Build a Real Winning Team

We won! ’Tis the season of football playoffs here in the US, both on the college and professional fronts.

Fans, players, and coaches can be heard loudly bragging that their team won much to the chagrin of the opposing team’s fans, players, and coaches.

Many societies - not just Western ones - place a great deal of value on winning. However, that emphasis can cause leaders and team members to tolerate lousy behaviors and practices so long as their team “wins."

If winning is the only thing, then winning at any cost - behaving badly, cheating, bending the rules, withholding information - is OK. It might even be reinforced, if unintentionally so.

For example, I remember a sales award meeting where the top sales person was called to the podium to pick up their award - a trophy, a bonus check, and a trip. A sales colleague of the winner turned to me and said quietly, “It’s taking her a while to reach the stage - she’s dragging a lot of body bags behind her."

I believe it is important to be very specific about how you define winning for your team or company.

Highly regarded, best-companies-to-work-for organizations define winning as performing well and operating well. Those companies make values and culture as important as results and profits.

Let’s Look At These Two Elements

Every organization needs to perform effectively. To ensure desired performance, clear goals must be defined and embraced by all leaders and team members. With clear agreements about performance expectations, progress towards goals as well as goal accomplishment can be measured, monitored, and rewarded.

In addition to performance, every organization needs to operate effectively. To ensure a healthy work environment, values must be defined in behavioral terms - and embraced by all leaders and team members.
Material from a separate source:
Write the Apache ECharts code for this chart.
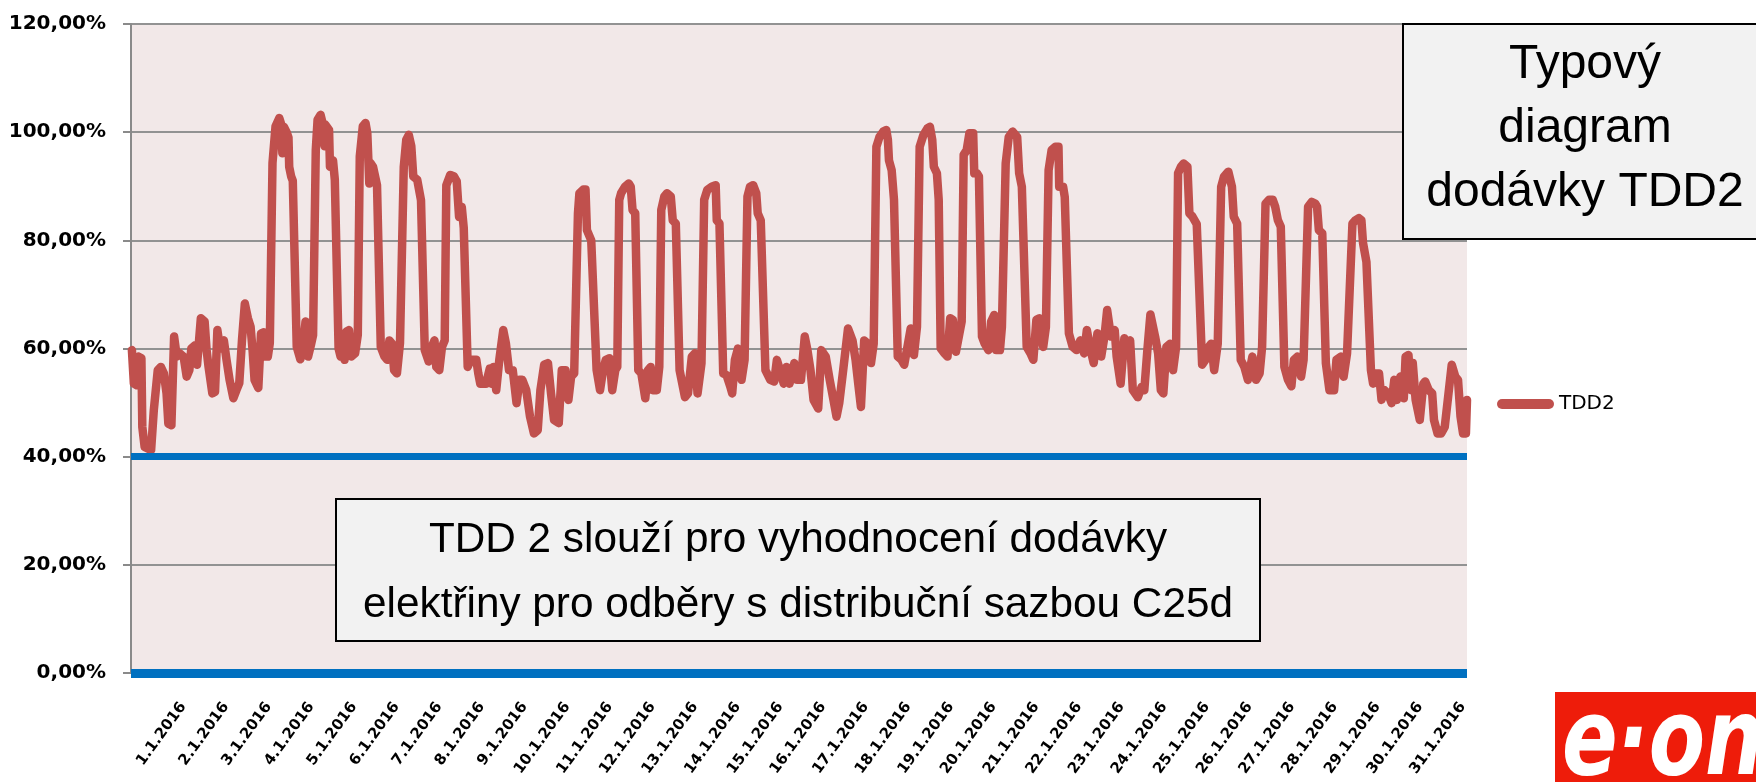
<!DOCTYPE html>
<html><head><meta charset="utf-8">
<script src="https://cdn.jsdelivr.net/npm/echarts@6/dist/echarts.min.js"></script>
<style>html,body{margin:0;padding:0;background:#fff}#c{width:1756px;height:782px}</style>
</head><body><div id="c"></div>
<script>
const dayLabels = ['1.1.2016','2.1.2016','3.1.2016','4.1.2016','5.1.2016','6.1.2016','7.1.2016','8.1.2016','9.1.2016','10.1.2016','11.1.2016','12.1.2016','13.1.2016','14.1.2016','15.1.2016','16.1.2016','17.1.2016','18.1.2016','19.1.2016','20.1.2016','21.1.2016','22.1.2016','23.1.2016','24.1.2016','25.1.2016','26.1.2016','27.1.2016','28.1.2016','29.1.2016','30.1.2016','31.1.2016'];
const yTicks = [0, 20, 40, 60, 80, 100, 120];
const referenceLevels = [40, 0];
const seriesName = 'TDD2';
// [hour of month, % of load]
const tdd2 = [
[0.5,59.7],[1.6,53.5],[3.2,53.2],[4.2,58.5],[5.8,58.2],[6.3,45.5],[7.6,41.8],[11.2,41.2],[12.7,48.6],[14.9,56],[16.6,56.6],[18.3,55.4],[19.8,51.7],[20.8,46.1],[22.5,45.8],
[24,62.2],[25.5,58.5],[27.2,59.1],[29.3,58.5],[31,54.8],[32.5,56],[33.6,60],[35.7,60.6],[36.8,57],[38.9,65.6],[41,65],[42.1,59.7],[43.2,56.6],[45.3,51.7],[46.8,52],
[48.1,63.4],[49.6,60],[51.7,61.5],[53.2,57.9],[54.9,54.2],[57,50.8],[58.7,52.3],[60.3,53.6],[61.8,61.5],[63.4,68.3],[65.1,65.6],[66.6,64],[67.7,59.7],[68.8,54.2],[70.9,52.7],
[72.4,62.8],[74,63],[74.6,58.5],[76.2,58.5],[77.3,61],[78.8,94.3],[80.5,101.1],[82.6,102.6],[83.6,101.5],[84.3,96.1],[85.1,101],[86.9,99.8],[87.7,99],[88.1,93.6],[89.2,91.8],[90.1,91],[92.3,60.3],[94.3,58],[95.8,60.3],
[97.2,65],[98.6,58.5],[100.1,60.5],[101.4,62.5],[102.9,96.7],[103.9,102.3],[105.6,103.2],[107.1,101.1],[107.8,97.4],[108.2,101.4],[110.3,100.4],[110.8,93.6],[112.5,94.8],[113.5,91.2],[115.6,60],[116.7,58.5],[117.8,61.3],[118.9,57.9],
[119.9,63.1],[121.4,63.4],[122.7,58.5],[124.8,59.1],[126.3,62.5],[127.4,95.5],[129.1,101.1],[130.6,101.7],[131.6,99.8],[132.7,90.5],[133.4,94.3],[134.8,93.6],[137,90.2],[139.1,60.3],[141.2,58.5],[142.7,57.9],
[143.9,61.5],[145.4,60.9],[146.5,56],[148.1,55.4],[149.8,61],[151.9,93.6],[153.3,98.6],[154.7,99.5],[156.1,97.4],[157.2,91.8],[159.4,91.2],[161.5,87.4],[163.6,59.7],[165.8,57.6],
[167.5,60.3],[169,61.5],[170,56.6],[171.7,56],[173.2,60.3],[174.7,61.5],[175.6,90.2],[177.8,92.1],[179.9,91.8],[181.4,90.9],[182.7,84.3],[184.2,86.2],[185.3,82.3],[187.5,56.6],[189.2,57.9],
[192.3,57.9],[193.4,55.4],[194.5,53.5],[197.7,53.5],[199.8,56.3],[200.8,53.5],[201.9,56.6],[203.4,52.3],[205.1,57.9],[207.3,63.4],[208.8,60.9],[210.5,56],[212.6,56],[214.7,49.9],
[216.4,54.2],[217.9,54.2],[220.1,52.3],[222.2,47.4],[224.4,44.3],[226.5,44.9],[228,52.3],[230.1,57],[232.2,57.3],[233.9,51.7],[235.6,46.8],[238.2,46.2],
[239.9,56],[242,56],[243.6,50.5],[245.1,54.8],[246.8,55.4],[248.9,85],[249.7,88.7],[251.9,89.4],[253.1,89.4],[253.9,81.9],[256.3,80],[259.3,56],[261.2,52.3],[262.9,56],
[264.4,57.9],[266.5,58.2],[268,52.3],[269.7,56],[270.8,56.6],[271.9,87.5],[272.9,88.7],[275.1,89.9],[277.2,90.5],[278.3,89.9],[279.3,85.6],[280.8,85],[282.5,56],[284.2,55.4],[286.4,50.8],
[287.9,56],[289.4,56.6],[290.6,52.3],[292.8,52.3],[294.2,56.6],[295.3,85.6],[297,88.1],[298.5,88.7],[300.6,88.1],[301.7,83.7],[303.4,83.1],[305.5,56],[307,53.5],[308.5,51],[310.2,51.7],
[312.3,58.5],[314,59.1],[315.5,51.7],[317.7,57.3],[319.2,87.5],[320.9,89.3],[323.4,89.9],[325.6,90.2],[326.2,83.7],[327.7,83.1],[329.8,55.4],[331.6,55.1],[333.7,53],[334.8,51.7],
[336.3,57.9],[338,60],[340,54.2],[341.7,57.9],[343.3,88.1],[344.7,89.9],[346.5,90.2],[348.2,88.7],[349,85],[350.7,83.7],[353.3,56],[356,54.2],[358.2,53.9],
[359.7,57.9],[361.4,56],[363.5,53.5],[365,56.6],[366.7,53.5],[369.4,57.3],[370.9,54.2],[373.1,54.2],[375.2,62.2],[376.7,59.7],[378.4,56],[380.1,50.5],[382.7,48.9],
[384.4,59.7],[386.9,58.5],[389.1,54.2],[391.2,50.5],[392.9,47.4],[394.4,49.9],[396.6,56],[399.3,63.7],[401.8,61.5],[403.5,57.9],[405,53.5],[406.5,49.2],
[408.3,61.5],[410.4,60.9],[412.1,57.3],[413.6,60.9],[415.1,97.3],[416.8,99.1],[418.9,100.1],[420.6,100.4],[421.5,98.6],[422.1,94.8],[423.6,93],[424.9,87.5],[427,58.5],[429.1,57.9],[430.6,57],
[432.7,60.9],[434.2,63.7],[436,58.8],[437.7,64],[439.2,97.3],[441.3,99.5],[443.5,100.7],[444.9,101],[446.2,98.6],[447.1,93.6],[448.8,92.4],[449.8,87.5],[450.9,60],[453,59.1],[454.7,58.5],
[456.2,65.6],[457.7,65.3],[459.4,59.4],[460.5,59.7],[462.6,65],[463.7,95.8],[465.4,96.7],[466.9,99.8],[469,99.8],[469.6,92.4],[471.1,92.4],[472.2,91.8],[473.9,62.2],[475.4,60.9],[477.5,59.7],
[479,65],[480.7,66.2],[481.8,59.7],[483.9,59.7],[485,64],[487.1,94.2],[488.8,99.1],[491,100.1],[493.5,99.1],[494.6,92.4],[496.1,89.9],[498.8,60.3],[500.9,59.1],[502.5,57.9],
[504.2,65.3],[505.9,65.6],[508,60.3],[509.5,64],[511,93],[512.7,96.7],[514.8,97.3],[516.5,97.3],[516.9,89.9],[519.1,89.9],[520,88],[522.3,62.8],[524.4,60.3],[526.5,59.7],
[528.7,61.5],[530.8,59.1],[532.3,63.4],[534,60.3],[536.1,57.3],[538.2,62.8],[540.3,58.5],[542.1,62.2],[543.6,67.1],[545.7,62.2],[547.8,63.4],[548.9,58.5],[551.1,53.5],
[553.2,61.9],[554.9,60.3],[556.4,61.5],[557.9,52.3],[560.7,51],[562.8,52.9],[564.3,52.3],[566,59.7],[567.7,66.3],[570.3,62.2],[572,59.1],[573.5,52.3],[574.9,51.7],
[576.6,60.3],[578.7,60.9],[580.3,56],[582,60.3],[583.1,92.4],[584.7,93.6],[586.2,94.2],[588.3,93.6],[589.4,85],[591.1,84.4],[593.5,83],[596.5,57],[598.3,57.9],
[600.2,60.3],[601.6,60.9],[603.2,56],[605.2,60.9],[607.1,89.9],[608.7,91.8],[611.1,92.7],[613.1,89.9],[614.1,84.4],[616,83.1],[618,57.9],[620,56.6],[622,54.2],
[624.5,58.5],[626.5,54.2],[628.5,55.4],[629.9,60.3],[631.8,86.8],[633.8,87.5],[635.8,87.5],[637.2,86.2],[638.7,83.7],[640.3,82.5],[642.3,56.6],[644.3,54.2],[646.2,53],
[647.6,57.9],[649.6,58.5],[651.6,54.8],[653,57.9],[655.5,86.2],[657.5,87.1],[659.5,86.8],[660.5,86.2],[661.5,81.9],[663.4,81.3],[665.4,57.3],[667.4,52.3],[670,52.3],
[671.3,57.9],[673.9,58.5],[675.3,54.8],[677.2,59.1],[680.2,83.1],[681.8,83.7],[683.8,84.1],[685.2,83.7],[686.1,79.5],[688,76],[690.5,56],[691.7,53.5],
[693,55.4],[695,55.4],[696.4,50.5],[698,52.3],[700,51.7],[702,49.9],[703.5,54.2],[704.9,50.5],[706.9,54.8],[708.8,50.8],[709.8,58.5],[711.4,58.8],[712.8,52.3],[713.8,57.3],[715.4,50.5],
[717.7,46.8],[719.7,53.5],[720.7,53.9],[722.7,52.3],[724.6,51.7],[725.6,46.8],[727.6,44.3],[729.6,44.3],[731.6,45.5],[733.5,51.1],[735.5,57],[737.5,54.8],[739,54.2],[740.4,47.4],[741.8,44.3],[743.4,44.3],[744,50.5]
];

const chart = echarts.init(document.getElementById('c'), null, {renderer: 'canvas'});
const boxFill = '#F2F2F2';
chart.setOption({
  animation: false,
  backgroundColor: '#FFFFFF',
  grid: [
    {left: 131, right: 289, top: 24, bottom: 109, show: true, backgroundColor: '#F2E8E8', borderWidth: 0},
    {left: 162, right: 272, top: 24, bottom: 109, show: false}
  ],
  legend: {
    data: [seriesName], left: 1492, top: 389, itemWidth: 57, itemHeight: 10, itemGap: 0,
    icon: 'path://M5,0 L52,0 A5,5 0 0 1 52,10 L5,10 A5,5 0 0 1 5,0 Z',
    textStyle: {fontFamily: 'DejaVu Sans', fontSize: 20, color: '#000'}
  },
  xAxis: [
    {type: 'value', gridIndex: 0, min: 0, max: 744, show: false},
    {type: 'category', gridIndex: 1, data: dayLabels, boundaryGap: true,
     axisLine: {show: false}, axisTick: {show: false},
     axisLabel: {rotate: 54, margin: 31, interval: 0, fontFamily: 'DejaVu Sans', fontWeight: 'bold', fontSize: 15, color: '#000'}}
  ],
  yAxis: [
    {type: 'value', gridIndex: 0, min: yTicks[0], max: yTicks[yTicks.length - 1], interval: 20,
     axisLine: {show: true, lineStyle: {color: '#8A8A8A', width: 2}},
     axisTick: {show: true, length: 8, lineStyle: {color: '#8A8A8A', width: 2}},
     splitLine: {show: true, lineStyle: {color: '#929292', width: 2}},
     axisLabel: {margin: 25, fontFamily: 'DejaVu Sans', fontWeight: 'bold', fontSize: 20, color: '#000',
       formatter: v => v.toFixed(2).replace('.', ',') + '%'}},
    {type: 'value', gridIndex: 1, show: false, min: 0, max: 120}
  ],
  series: [{
    name: seriesName, type: 'line', xAxisIndex: 0, yAxisIndex: 0, data: tdd2,
    symbol: 'none', smooth: false,
    lineStyle: {color: '#C0504D', width: 8.5, cap: 'round', join: 'round'},
    itemStyle: {color: '#C0504D'},
    markLine: {
      silent: true, symbol: ['none', 'none'], label: {show: false},
      data: referenceLevels.map((v, i) => ({yAxis: v, lineStyle: {color: '#0070C0', width: i === 0 ? 7 : 9, type: 'solid'}}))
    }
  }],
  graphic: [
    {type: 'rect', z: 100, shape: {x: 1403, y: 24, width: 400, height: 215}, style: {fill: boxFill, stroke: '#000', lineWidth: 2}},
    {type: 'text', z: 101, x: 1585, y: 129, style: {text: 'Typový\ndiagram\ndodávky TDD2', fontFamily: 'Liberation Sans', fontSize: 48, lineHeight: 64, fill: '#000', align: 'center', verticalAlign: 'middle'}},
    {type: 'rect', z: 100, shape: {x: 336, y: 499, width: 924, height: 142}, style: {fill: boxFill, stroke: '#000', lineWidth: 2}},
    {type: 'text', z: 101, x: 798, y: 573, style: {text: 'TDD 2 slouží pro vyhodnocení dodávky\nelektřiny pro odběry s distribuční sazbou C25d', fontFamily: 'Liberation Sans', fontSize: 42.3, lineHeight: 65, fill: '#000', align: 'center', verticalAlign: 'middle'}},
    {type: 'rect', z: 100, shape: {x: 1555, y: 692, width: 210, height: 95}, style: {fill: '#EE1C0A'}},
    {type: 'text', z: 101, x: 1562, y: 800, scaleY: 1.3, style: {text: 'e·on', fontFamily: 'DejaVu Sans', fontWeight: 'bold', fontStyle: 'italic', fontSize: 82, fill: '#fff', align: 'left', verticalAlign: 'bottom'}}
  ]
});
</script>
</body></html>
With clear agreements about values expectations, progress towards great citizenship as well as consistent demonstration of valued behaviors can be measured, monitored, and rewarded.

Once leaders have defined what winning means, they must align everyone’s practices and behaviors to deliver on their winning expectations. Everyone, including the leaders themselves, must be held accountable for delivering expected performance while modeling the organization’s valued behaviors.

This approach redefines what a good job looks like - what winning looks like. Desired team members embrace your values and deliver on promised results.

What about those players that deliver the results you want but don’t model your valued behaviors? Like the story of the top sales person, they bust their quota while busting chops!

If leaders accept or tolerate the lousy behaviors because of a player’s great performance, what does that tell the rest of the organization about their valued behaviors? They’re a lie. That’s not a good message nor is it a good practice.

What’s required is that leaders hold those players accountable for both performance and values. They engage, clarify, and coach so that results are delivered in desired ways, with desired behaviors.

If a player, be they a leader or team member, is unable to embrace both performance and values, the leader must lovingly set them free and release them from employment.

That action sends the right message - our values will not be compromised while we deliver promised performance.

The challenge today in our winning global culture is to help leaders pay as much attention to values as they do to performance.

Take the time and energy to create a real winning team, one that delivers high performance and treats others with trust, dignity, and respect, every interaction, every day.